■ **PROBLEM REQUIREMENTS**:
Reproduce the listing below exactly, beginning with its first line and ending with the line that holds "const yTicks = [0, 20, 40, 60, 80, 100, 120, 140];"; pictures are not part of the copy.

Dataset rows:
- - -
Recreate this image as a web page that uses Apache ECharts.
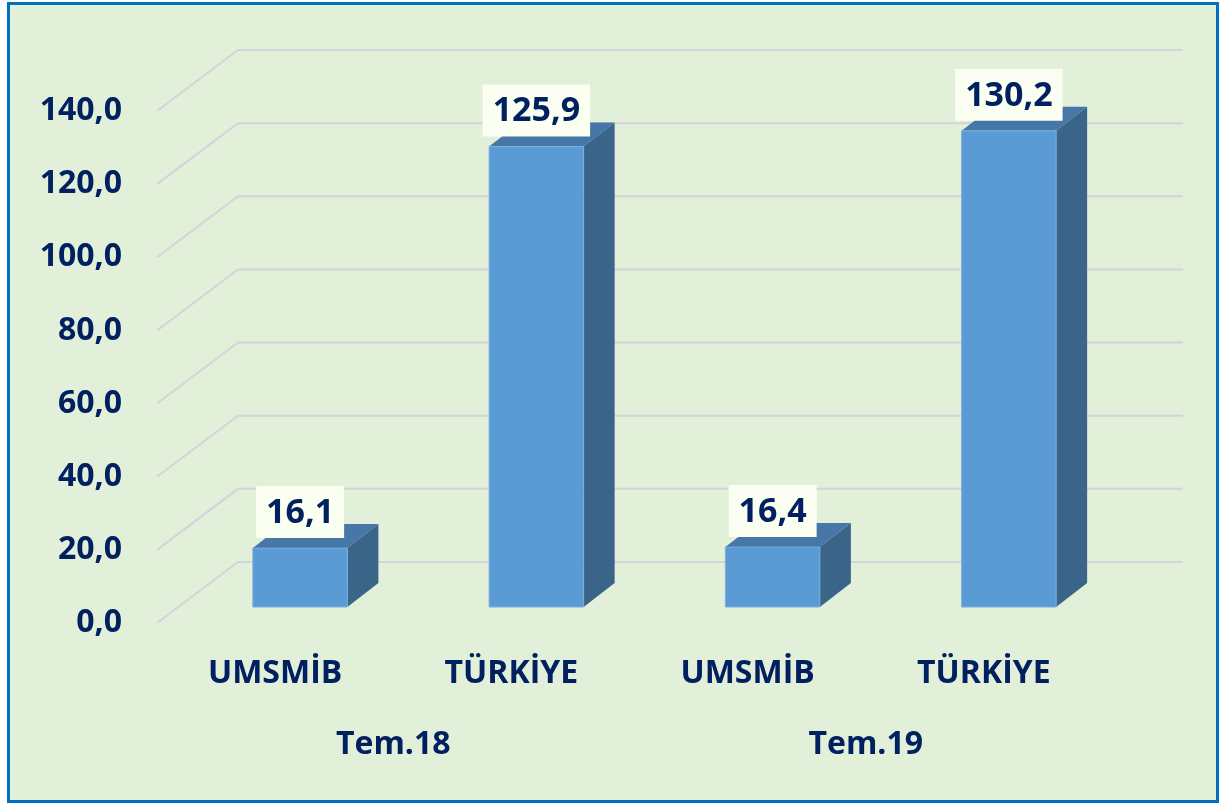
<!DOCTYPE html>
<html>
<head>
<meta charset="utf-8">
<script src="https://cdn.jsdelivr.net/npm/echarts@6/dist/echarts.min.js"></script>
<style>
  html, body { margin: 0; padding: 0; background: #fff; }
  #chart { width: 1219px; height: 803px; }
</style>
</head>
<body>
<div id="chart"></div>
<script>
const categories = ["UMSMİB", "TÜRKİYE", "UMSMİB", "TÜRKİYE"];
const periods = ["Tem.18", "Tem.19"];
const values = [16.1, 125.9, 16.4, 130.2];
const yTicks = [0, 20, 40, 60, 80, 100, 120, 140];

const NAVY = "#002060";
const FONT = "Open Sans";
// perspective offsets
const WALL_DX = 81, WALL_DY = -61;   // front edge -> back wall
const BAR_DX = 25, BAR_DY = -16;     // bars sit a bit behind the front edge
const DEPTH_DX = 31, DEPTH_DY = -24; // bar depth

const fmt = v => v.toFixed(1).replace(".", ",");

const chart = echarts.init(document.getElementById("chart"));

chart.setOption({
  backgroundColor: "#ffffff",
  animation: false,
  graphic: [{
    type: "rect",
    z: -10,
    shape: { x: 8.5, y: 3.5, width: 1209, height: 798 },
    style: { fill: "#e2efd9", stroke: "#0070c0", lineWidth: 3 }
  }],
  grid: { left: 157, right: 117, top: 111, bottom: 180 },
  xAxis: [
    {
      type: "category",
      data: categories,
      axisLine: { show: false },
      axisTick: { show: false },
      axisLabel: { color: NAVY, fontFamily: FONT, fontWeight: "bold", fontSize: 32, margin: 35 }
    },
    {
      type: "category",
      data: periods,
      position: "bottom",
      offset: 71,
      axisLine: { show: false },
      axisTick: { show: false },
      axisLabel: { color: NAVY, fontFamily: FONT, fontWeight: "bold", fontSize: 32, margin: 35 }
    }
  ],
  yAxis: {
    type: "value",
    min: 0,
    max: 140,
    interval: 20,
    axisLine: { show: false },
    axisTick: { show: false },
    splitLine: { show: false },
    axisLabel: {
      color: NAVY, fontFamily: FONT, fontWeight: "bold", fontSize: 32, margin: 35,
      formatter: v => fmt(v)
    }
  },
  series: [
    {
      // perspective gridlines
      type: "custom",
      z: 1,
      silent: true,
      data: yTicks.map(t => [0, t]),
      renderItem: (params, api) => {
        const band = api.size([1, 0])[0];
        const p0 = api.coord([0, api.value(1)]);
        const p3 = api.coord([categories.length - 1, api.value(1)]);
        const left = p0[0] - band / 2;
        const right = p3[0] + band / 2;
        const y = p0[1];
        return {
          type: "polyline",
          shape: { points: [[left, y], [left + WALL_DX, y + WALL_DY], [right + WALL_DX, y + WALL_DY]] },
          style: { stroke: "#d4d3db", lineWidth: 2, fill: null }
        };
      }
    },
    {
      // 3D bars
      type: "custom",
      z: 2,
      data: values.map((v, i) => [i, v]),
      renderItem: (params, api) => {
        const band = api.size([1, 0])[0];
        const w = band * 0.4;
        const top = api.coord([api.value(0), api.value(1)]);
        const base = api.coord([api.value(0), 0]);
        const x0 = top[0] - w / 2 + BAR_DX;
        const x1 = x0 + w;
        const yt = top[1] + BAR_DY;
        const yb = base[1] + BAR_DY;
        const cx = top[0] + BAR_DX;
        return {
          type: "group",
          children: [
            {
              type: "polygon",
              shape: { points: [[x0, yt], [x1, yt], [x1 + DEPTH_DX, yt + DEPTH_DY], [x0 + DEPTH_DX, yt + DEPTH_DY]] },
              style: { fill: "#4677a7" }
            },
            {
              type: "polygon",
              shape: { points: [[x1, yt], [x1 + DEPTH_DX, yt + DEPTH_DY], [x1 + DEPTH_DX, yb + DEPTH_DY], [x1, yb]] },
              style: { fill: "#3a6488" }
            },
            {
              type: "rect",
              shape: { x: x0, y: yt, width: w, height: yb - yt },
              style: { fill: "#5b9bd5", stroke: "#79aedc", lineWidth: 1 }
            },
            {
              type: "text",
              x: cx,
              y: yt - 10,
              style: {
                text: fmt(api.value(1)),
                fill: NAVY,
                font: "bold 34px '" + FONT + "'",
                align: "center",
                verticalAlign: "bottom",
                backgroundColor: "#fbfff2",
                padding: [10, 10, 8, 10]
              }
            }
          ]
        };
      }
    }
  ]
});
</script>
</body>
</html>
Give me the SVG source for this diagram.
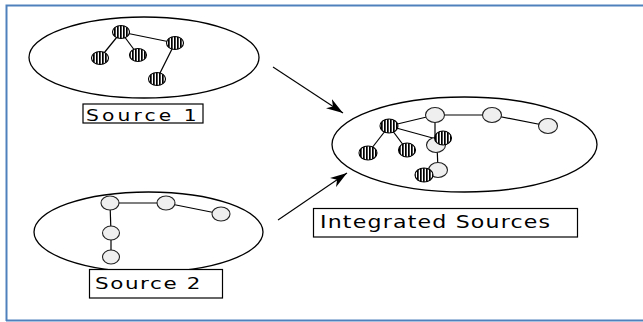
- - -
■ **RESULT**:
Recreate this image as a web page that uses Apache ECharts.
<!DOCTYPE html>
<html>
<head>
<meta charset="utf-8">
<script src="https://cdn.jsdelivr.net/npm/echarts@6/dist/echarts.min.js"></script>
<style>
  html, body { margin: 0; padding: 0; background: #fff; }
  #chart { width: 1219px; height: 803px; }
</style>
</head>
<body>
<div id="chart"></div>
<script>
const categories = ["UMSMİB", "TÜRKİYE", "UMSMİB", "TÜRKİYE"];
const periods = ["Tem.18", "Tem.19"];
const values = [16.1, 125.9, 16.4, 130.2];
const yTicks = [0, 20, 40, 60, 80, 100, 120, 140];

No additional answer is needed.